Since early in the century, Hays County has enjoyed a steady influx of tourists attracted by the caves, springs, and spas of Wimberley and San Marcos. Aquarena Springs and Wonder Caveq are particularly well known. Camp Ben McCulloch, near Driftwood, was organized in 1896 as a site for reunions of the United Confederate Veterans; their descendents continue the annual tradition. More recently, the county caught the attention of environmentalists. Ezell Cave, a watery cavern in San Marcos, is the habitat of several rare animal species, including the Texas blind salamander, and six of the ten known varieties of aquatic cave fauna are found only in this cave and its underground waters. The only known habitat of the San Marcos salamander is San Marcos Springs, and two other unique fish of the springs, the fountain darter and San Marcos gambusia, were classed as endangered in 1990. Also on the endangered list is Texas wildrice, which is not known to exist outside a small area near the springs.
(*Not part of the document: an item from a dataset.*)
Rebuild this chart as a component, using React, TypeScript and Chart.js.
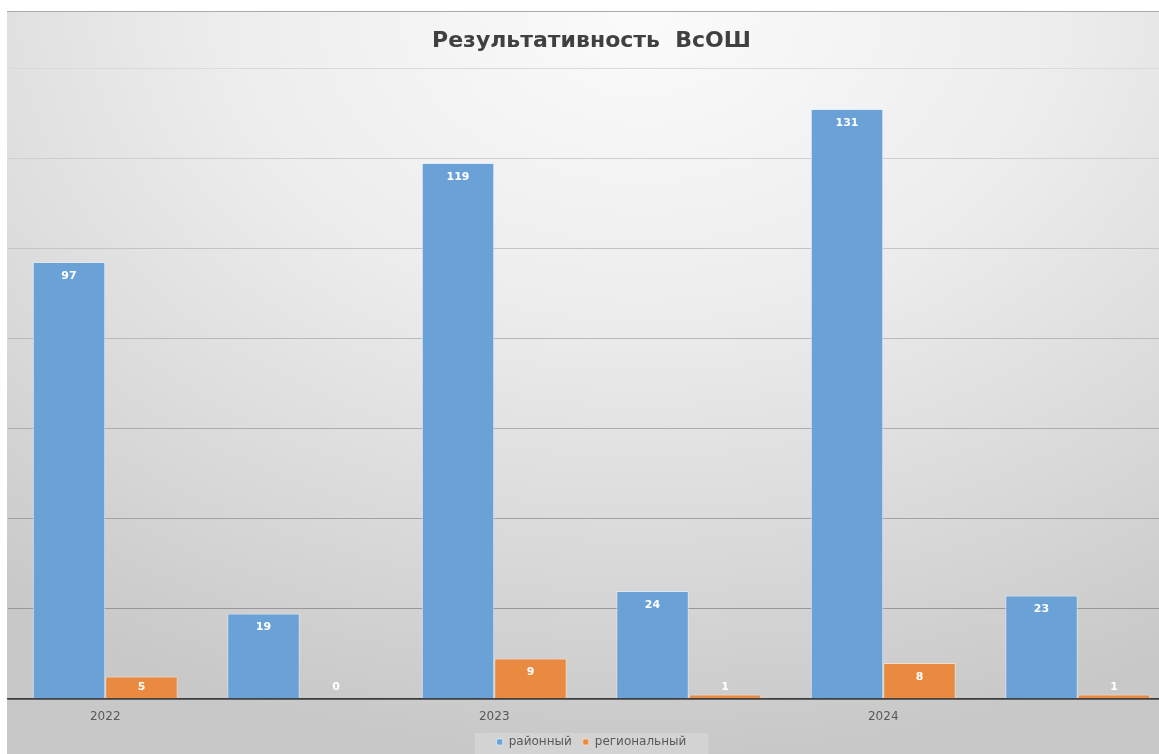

During the 1970s and 1980s growth in the northern and eastern parts of the county was influenced by the expanding Austin metropolitan area and the Austin-San Antonio urban strip along Interstate Highway 35. In 1973 Hays County became part of the Austin Metropolitan Statistical Area. In addition to the county seat, San Marcos, which had a population of 28,743 in 1990, other county population centers are Wimberley (1990 population, 2,403) Kyle (2,225), Buda (1,795), Dripping Springs (1,033), and Hays (252).